**Data extract:**
══════════════════════════════

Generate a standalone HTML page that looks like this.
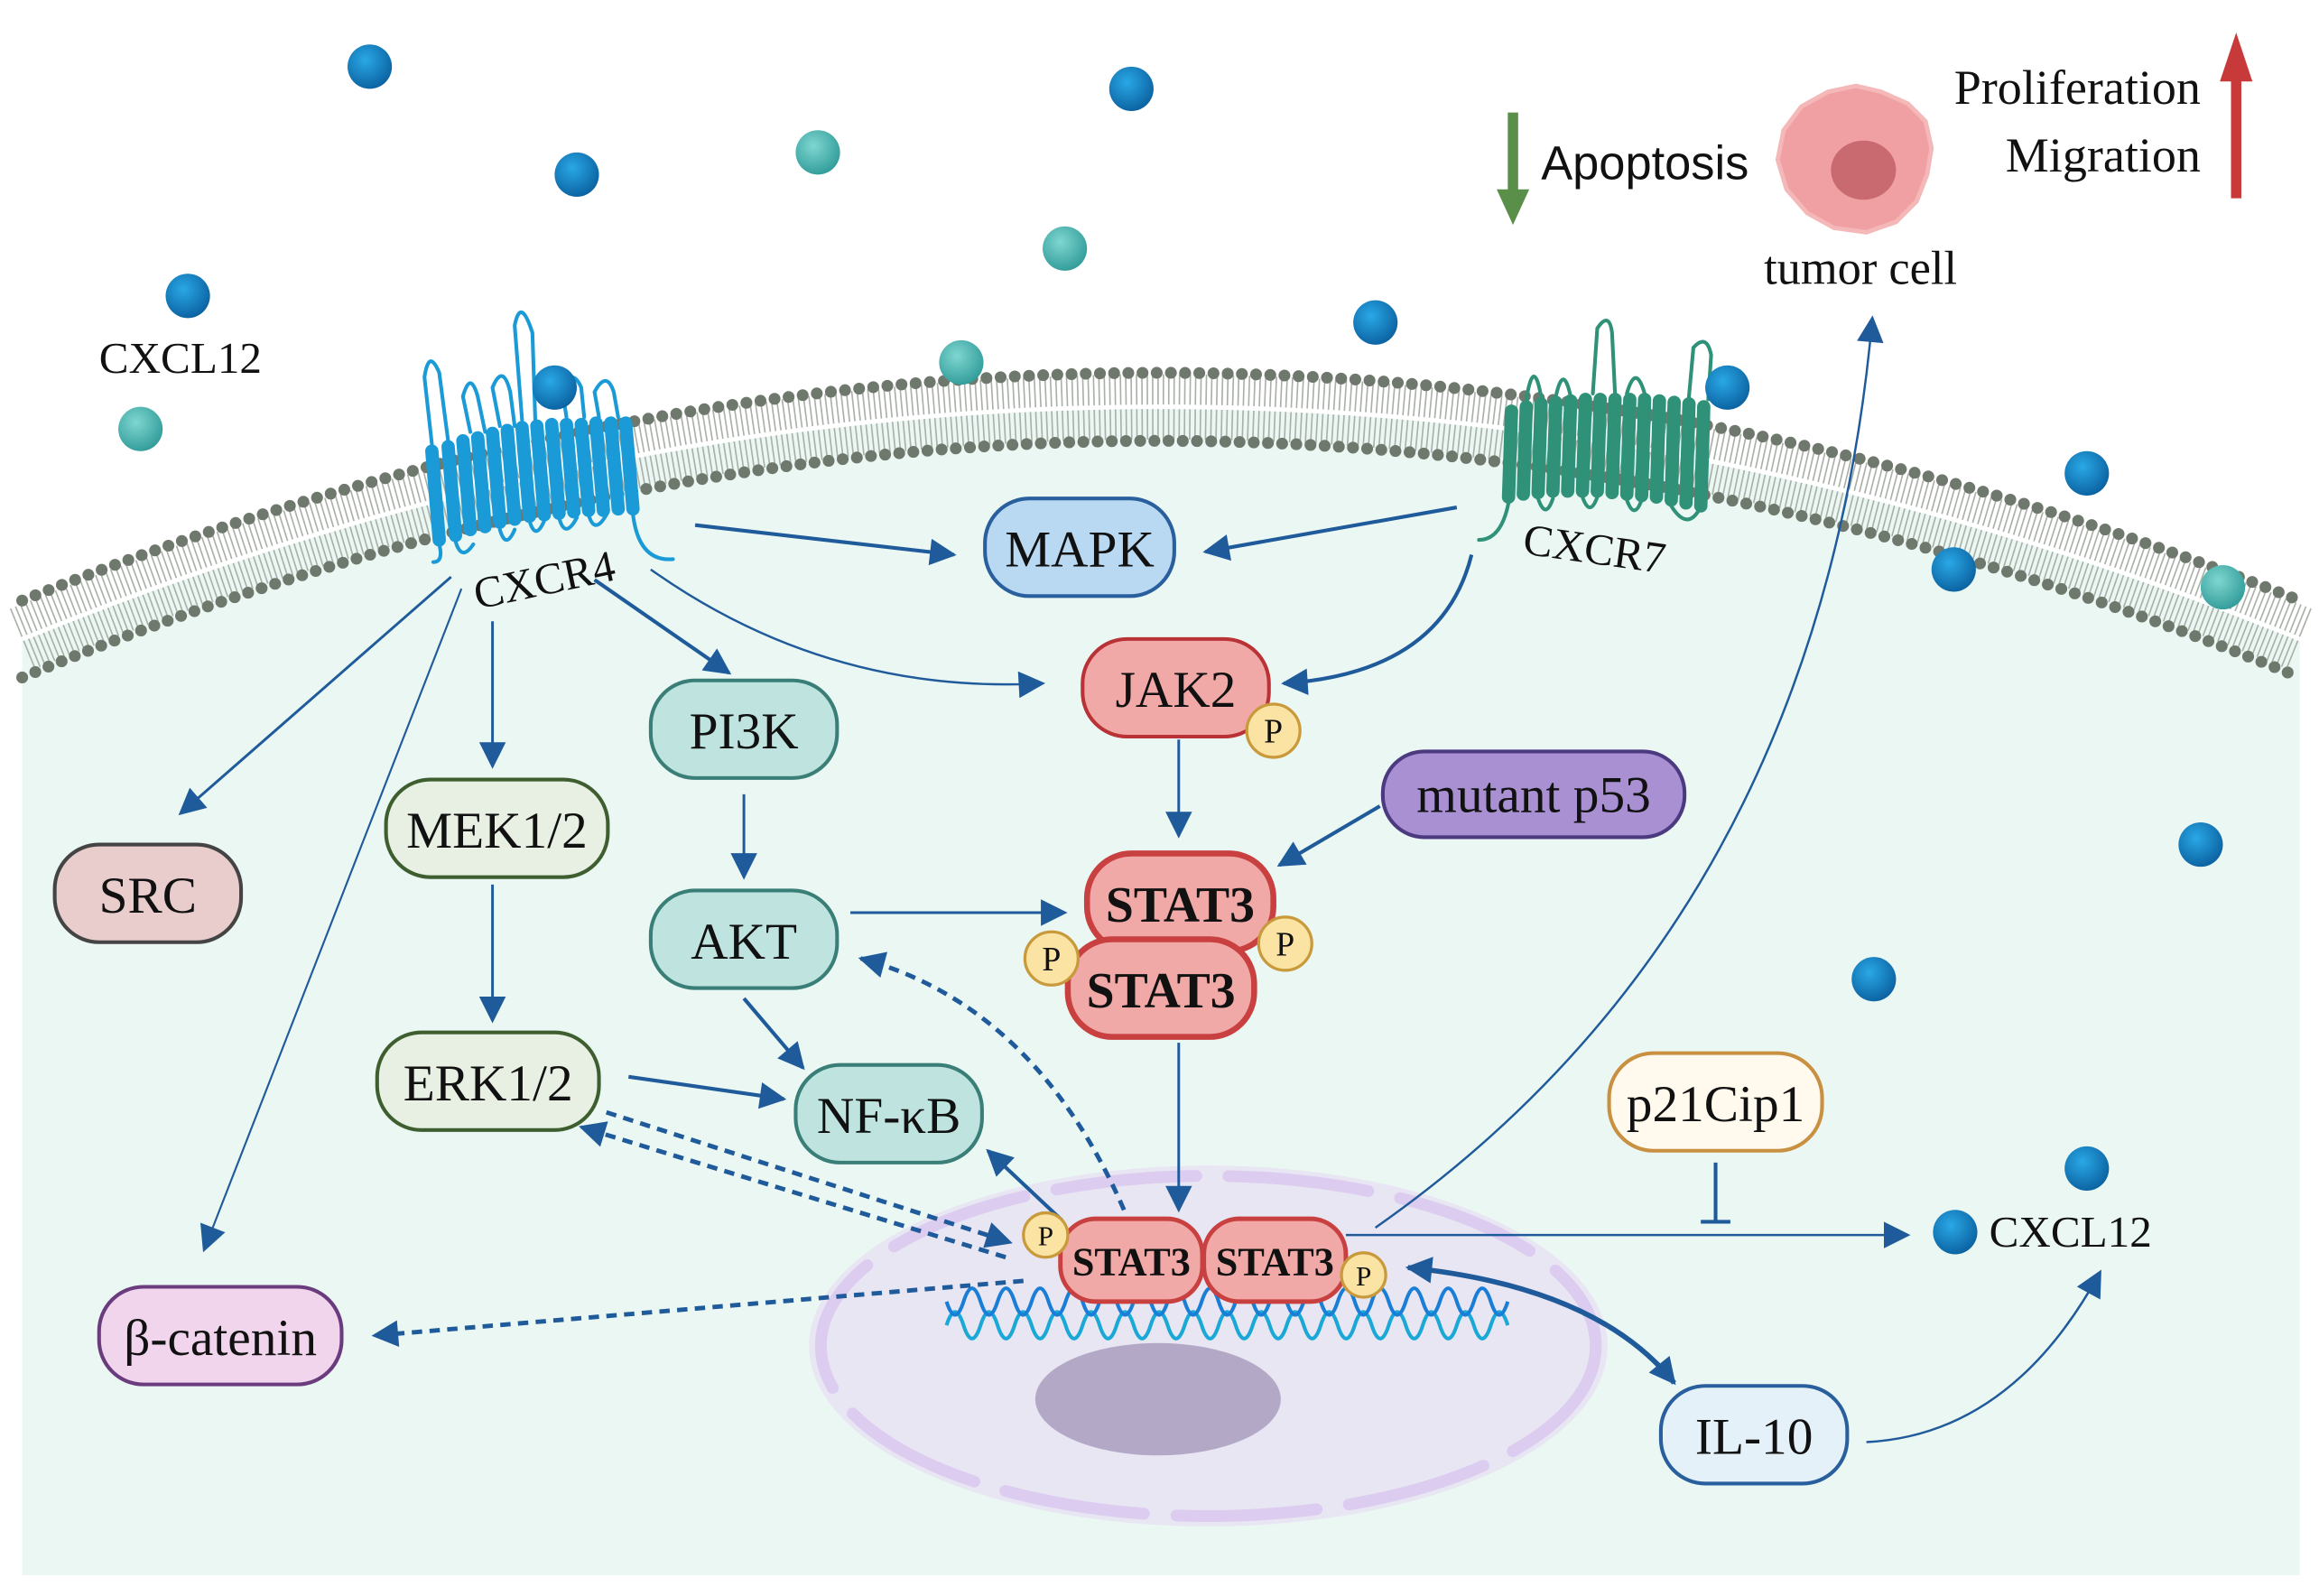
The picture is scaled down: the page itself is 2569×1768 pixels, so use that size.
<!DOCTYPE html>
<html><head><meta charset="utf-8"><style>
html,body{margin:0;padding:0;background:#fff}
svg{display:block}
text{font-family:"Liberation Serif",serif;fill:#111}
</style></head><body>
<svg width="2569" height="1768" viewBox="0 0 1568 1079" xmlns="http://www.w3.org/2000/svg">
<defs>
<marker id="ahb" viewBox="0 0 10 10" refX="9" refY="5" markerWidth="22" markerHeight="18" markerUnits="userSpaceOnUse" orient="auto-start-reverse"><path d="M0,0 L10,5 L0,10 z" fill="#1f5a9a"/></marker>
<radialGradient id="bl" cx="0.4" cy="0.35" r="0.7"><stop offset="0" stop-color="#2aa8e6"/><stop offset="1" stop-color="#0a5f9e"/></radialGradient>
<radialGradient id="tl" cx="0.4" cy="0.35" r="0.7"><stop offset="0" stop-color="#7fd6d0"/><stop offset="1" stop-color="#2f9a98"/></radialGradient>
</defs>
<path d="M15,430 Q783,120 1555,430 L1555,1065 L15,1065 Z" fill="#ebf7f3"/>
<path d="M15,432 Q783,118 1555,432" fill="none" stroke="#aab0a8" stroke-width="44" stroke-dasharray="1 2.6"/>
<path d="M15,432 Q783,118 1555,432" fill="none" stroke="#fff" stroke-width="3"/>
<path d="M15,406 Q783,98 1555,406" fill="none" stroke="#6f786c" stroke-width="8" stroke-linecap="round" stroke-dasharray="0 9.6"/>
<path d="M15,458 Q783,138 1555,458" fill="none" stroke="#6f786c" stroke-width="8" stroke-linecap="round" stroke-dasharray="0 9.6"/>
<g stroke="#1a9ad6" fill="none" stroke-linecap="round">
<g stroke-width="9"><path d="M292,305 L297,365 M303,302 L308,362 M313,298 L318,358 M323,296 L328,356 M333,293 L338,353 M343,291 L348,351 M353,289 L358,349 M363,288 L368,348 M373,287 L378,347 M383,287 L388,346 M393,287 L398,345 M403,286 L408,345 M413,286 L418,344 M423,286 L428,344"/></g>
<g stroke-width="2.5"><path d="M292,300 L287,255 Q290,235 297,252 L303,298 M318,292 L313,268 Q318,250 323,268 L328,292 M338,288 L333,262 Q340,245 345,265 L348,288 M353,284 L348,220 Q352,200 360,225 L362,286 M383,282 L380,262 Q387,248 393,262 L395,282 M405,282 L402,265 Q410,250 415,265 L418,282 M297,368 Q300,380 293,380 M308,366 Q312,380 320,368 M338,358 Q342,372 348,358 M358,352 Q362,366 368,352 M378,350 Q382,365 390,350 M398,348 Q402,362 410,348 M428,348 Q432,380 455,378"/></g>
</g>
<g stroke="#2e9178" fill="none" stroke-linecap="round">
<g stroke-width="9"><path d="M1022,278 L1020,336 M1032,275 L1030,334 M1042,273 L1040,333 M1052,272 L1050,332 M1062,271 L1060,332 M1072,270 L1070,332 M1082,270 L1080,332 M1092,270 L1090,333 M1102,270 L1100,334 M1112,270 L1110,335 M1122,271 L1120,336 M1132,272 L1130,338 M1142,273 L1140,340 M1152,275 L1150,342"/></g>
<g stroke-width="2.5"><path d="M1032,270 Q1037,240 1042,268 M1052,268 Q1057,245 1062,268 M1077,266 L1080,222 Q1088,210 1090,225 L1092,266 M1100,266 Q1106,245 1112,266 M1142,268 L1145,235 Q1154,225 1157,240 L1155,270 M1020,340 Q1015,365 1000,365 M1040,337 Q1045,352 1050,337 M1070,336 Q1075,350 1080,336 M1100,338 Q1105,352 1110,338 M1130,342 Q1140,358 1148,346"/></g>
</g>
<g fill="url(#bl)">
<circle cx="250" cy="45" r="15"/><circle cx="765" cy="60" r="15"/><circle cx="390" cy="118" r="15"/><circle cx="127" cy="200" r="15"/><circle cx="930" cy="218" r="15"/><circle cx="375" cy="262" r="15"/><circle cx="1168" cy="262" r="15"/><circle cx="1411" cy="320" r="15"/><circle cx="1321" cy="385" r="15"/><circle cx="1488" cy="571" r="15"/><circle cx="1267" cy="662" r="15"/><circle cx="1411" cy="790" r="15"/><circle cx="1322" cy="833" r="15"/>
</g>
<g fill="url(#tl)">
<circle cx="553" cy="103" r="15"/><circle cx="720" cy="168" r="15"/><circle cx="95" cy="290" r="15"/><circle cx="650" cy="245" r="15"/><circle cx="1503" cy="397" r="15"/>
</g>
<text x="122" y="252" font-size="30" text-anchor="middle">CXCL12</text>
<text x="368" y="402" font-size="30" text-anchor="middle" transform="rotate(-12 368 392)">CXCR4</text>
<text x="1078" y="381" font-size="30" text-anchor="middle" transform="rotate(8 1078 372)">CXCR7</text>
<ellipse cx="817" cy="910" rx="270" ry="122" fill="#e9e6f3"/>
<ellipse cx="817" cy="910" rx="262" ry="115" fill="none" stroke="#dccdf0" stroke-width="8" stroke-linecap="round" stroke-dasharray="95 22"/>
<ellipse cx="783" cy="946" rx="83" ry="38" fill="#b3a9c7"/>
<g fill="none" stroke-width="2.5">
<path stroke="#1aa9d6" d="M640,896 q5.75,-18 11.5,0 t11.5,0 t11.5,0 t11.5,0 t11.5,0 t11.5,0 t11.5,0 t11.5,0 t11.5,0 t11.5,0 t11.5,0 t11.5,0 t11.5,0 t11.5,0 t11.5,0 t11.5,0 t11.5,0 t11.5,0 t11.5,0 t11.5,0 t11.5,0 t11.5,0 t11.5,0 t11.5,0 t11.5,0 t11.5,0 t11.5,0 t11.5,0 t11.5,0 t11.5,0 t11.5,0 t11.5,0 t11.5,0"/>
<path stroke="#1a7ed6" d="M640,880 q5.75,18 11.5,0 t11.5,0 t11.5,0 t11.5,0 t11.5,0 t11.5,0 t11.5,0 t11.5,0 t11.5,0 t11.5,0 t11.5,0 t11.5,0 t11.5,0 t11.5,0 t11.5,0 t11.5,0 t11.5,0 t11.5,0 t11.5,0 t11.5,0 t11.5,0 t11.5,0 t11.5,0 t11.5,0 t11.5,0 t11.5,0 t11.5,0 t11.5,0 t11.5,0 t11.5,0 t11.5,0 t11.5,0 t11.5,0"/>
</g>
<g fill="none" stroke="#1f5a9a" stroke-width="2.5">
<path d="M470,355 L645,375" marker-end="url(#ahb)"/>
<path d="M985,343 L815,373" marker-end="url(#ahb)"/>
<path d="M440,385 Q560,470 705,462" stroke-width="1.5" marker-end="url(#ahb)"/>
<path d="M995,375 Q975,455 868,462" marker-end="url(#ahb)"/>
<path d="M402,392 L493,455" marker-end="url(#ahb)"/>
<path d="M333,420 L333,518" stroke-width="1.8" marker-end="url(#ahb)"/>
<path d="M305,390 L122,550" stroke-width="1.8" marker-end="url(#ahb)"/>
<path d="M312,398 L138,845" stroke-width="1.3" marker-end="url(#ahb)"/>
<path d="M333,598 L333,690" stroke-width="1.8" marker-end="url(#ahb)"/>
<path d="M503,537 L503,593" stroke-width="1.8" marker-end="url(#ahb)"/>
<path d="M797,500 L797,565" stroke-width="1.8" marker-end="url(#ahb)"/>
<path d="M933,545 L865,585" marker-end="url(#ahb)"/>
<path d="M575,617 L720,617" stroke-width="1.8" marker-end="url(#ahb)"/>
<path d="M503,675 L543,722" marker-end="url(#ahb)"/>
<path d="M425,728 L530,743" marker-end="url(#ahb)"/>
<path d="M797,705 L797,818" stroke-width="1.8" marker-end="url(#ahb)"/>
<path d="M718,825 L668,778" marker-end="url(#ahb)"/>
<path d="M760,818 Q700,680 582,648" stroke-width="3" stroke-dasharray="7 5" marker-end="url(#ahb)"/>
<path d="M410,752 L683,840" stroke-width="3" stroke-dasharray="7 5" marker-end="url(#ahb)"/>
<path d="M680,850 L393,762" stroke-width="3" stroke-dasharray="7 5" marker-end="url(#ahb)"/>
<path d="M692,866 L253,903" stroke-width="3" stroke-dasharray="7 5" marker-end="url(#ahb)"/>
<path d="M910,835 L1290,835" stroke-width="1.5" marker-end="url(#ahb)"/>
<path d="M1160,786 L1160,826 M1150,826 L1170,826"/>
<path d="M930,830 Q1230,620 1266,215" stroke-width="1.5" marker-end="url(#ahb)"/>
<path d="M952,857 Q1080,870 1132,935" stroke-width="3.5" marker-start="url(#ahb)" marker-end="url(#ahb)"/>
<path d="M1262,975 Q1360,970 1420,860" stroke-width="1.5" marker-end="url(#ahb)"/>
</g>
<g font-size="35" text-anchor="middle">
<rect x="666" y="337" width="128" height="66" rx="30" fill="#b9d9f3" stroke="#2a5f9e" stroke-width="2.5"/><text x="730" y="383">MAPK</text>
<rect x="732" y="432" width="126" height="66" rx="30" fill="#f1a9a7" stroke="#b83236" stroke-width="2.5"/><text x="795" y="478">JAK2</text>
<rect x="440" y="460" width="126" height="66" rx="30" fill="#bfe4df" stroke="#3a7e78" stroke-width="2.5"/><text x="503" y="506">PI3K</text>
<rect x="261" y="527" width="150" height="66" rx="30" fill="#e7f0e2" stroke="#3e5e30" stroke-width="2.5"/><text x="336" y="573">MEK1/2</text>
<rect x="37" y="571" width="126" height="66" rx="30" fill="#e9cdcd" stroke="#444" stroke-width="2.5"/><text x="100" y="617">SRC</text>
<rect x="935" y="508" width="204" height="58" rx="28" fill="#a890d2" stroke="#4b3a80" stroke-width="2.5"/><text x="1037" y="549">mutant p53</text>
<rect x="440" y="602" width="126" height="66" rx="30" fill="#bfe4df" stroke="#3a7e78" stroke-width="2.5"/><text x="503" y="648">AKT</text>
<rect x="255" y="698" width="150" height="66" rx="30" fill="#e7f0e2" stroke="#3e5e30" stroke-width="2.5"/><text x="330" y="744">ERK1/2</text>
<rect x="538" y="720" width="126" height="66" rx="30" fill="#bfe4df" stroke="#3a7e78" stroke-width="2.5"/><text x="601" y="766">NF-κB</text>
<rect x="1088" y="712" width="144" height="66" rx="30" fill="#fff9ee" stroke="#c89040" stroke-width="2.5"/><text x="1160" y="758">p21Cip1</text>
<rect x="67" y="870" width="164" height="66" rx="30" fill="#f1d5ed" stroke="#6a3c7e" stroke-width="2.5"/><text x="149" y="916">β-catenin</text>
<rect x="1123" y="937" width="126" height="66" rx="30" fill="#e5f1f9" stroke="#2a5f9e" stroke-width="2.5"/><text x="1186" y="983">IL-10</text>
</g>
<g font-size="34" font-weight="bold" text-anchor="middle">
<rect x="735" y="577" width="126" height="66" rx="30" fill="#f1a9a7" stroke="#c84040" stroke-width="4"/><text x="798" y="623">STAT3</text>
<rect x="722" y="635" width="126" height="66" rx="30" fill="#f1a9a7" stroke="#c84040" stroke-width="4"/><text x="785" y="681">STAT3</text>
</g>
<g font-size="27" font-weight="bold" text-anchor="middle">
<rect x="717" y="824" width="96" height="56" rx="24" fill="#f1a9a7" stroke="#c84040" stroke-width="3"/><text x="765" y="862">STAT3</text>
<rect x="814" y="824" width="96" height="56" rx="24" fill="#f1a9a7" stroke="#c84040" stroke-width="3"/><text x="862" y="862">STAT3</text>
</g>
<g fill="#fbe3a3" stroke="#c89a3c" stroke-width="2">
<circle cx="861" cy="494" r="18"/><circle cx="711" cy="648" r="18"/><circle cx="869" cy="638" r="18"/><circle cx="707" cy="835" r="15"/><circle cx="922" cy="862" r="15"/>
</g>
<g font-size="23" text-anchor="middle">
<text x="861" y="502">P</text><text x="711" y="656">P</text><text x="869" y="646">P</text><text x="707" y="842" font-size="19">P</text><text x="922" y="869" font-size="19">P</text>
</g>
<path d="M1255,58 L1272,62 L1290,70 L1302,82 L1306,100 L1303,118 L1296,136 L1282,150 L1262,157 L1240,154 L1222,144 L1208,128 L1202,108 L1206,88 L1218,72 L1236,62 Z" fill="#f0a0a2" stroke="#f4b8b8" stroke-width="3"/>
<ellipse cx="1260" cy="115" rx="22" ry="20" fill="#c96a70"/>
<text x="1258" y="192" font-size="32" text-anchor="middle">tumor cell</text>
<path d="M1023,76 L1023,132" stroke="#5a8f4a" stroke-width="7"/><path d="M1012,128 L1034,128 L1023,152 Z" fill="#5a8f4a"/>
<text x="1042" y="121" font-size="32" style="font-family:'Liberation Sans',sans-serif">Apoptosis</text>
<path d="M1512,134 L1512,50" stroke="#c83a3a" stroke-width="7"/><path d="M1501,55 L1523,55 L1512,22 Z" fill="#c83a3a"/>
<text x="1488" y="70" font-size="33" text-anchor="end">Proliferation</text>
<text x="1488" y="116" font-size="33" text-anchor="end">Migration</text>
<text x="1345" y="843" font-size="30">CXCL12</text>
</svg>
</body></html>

══════════════════════════════

**Given problem:**
In the listing, how many lines hold "page"? Answer with a bare number.

**Result:**
2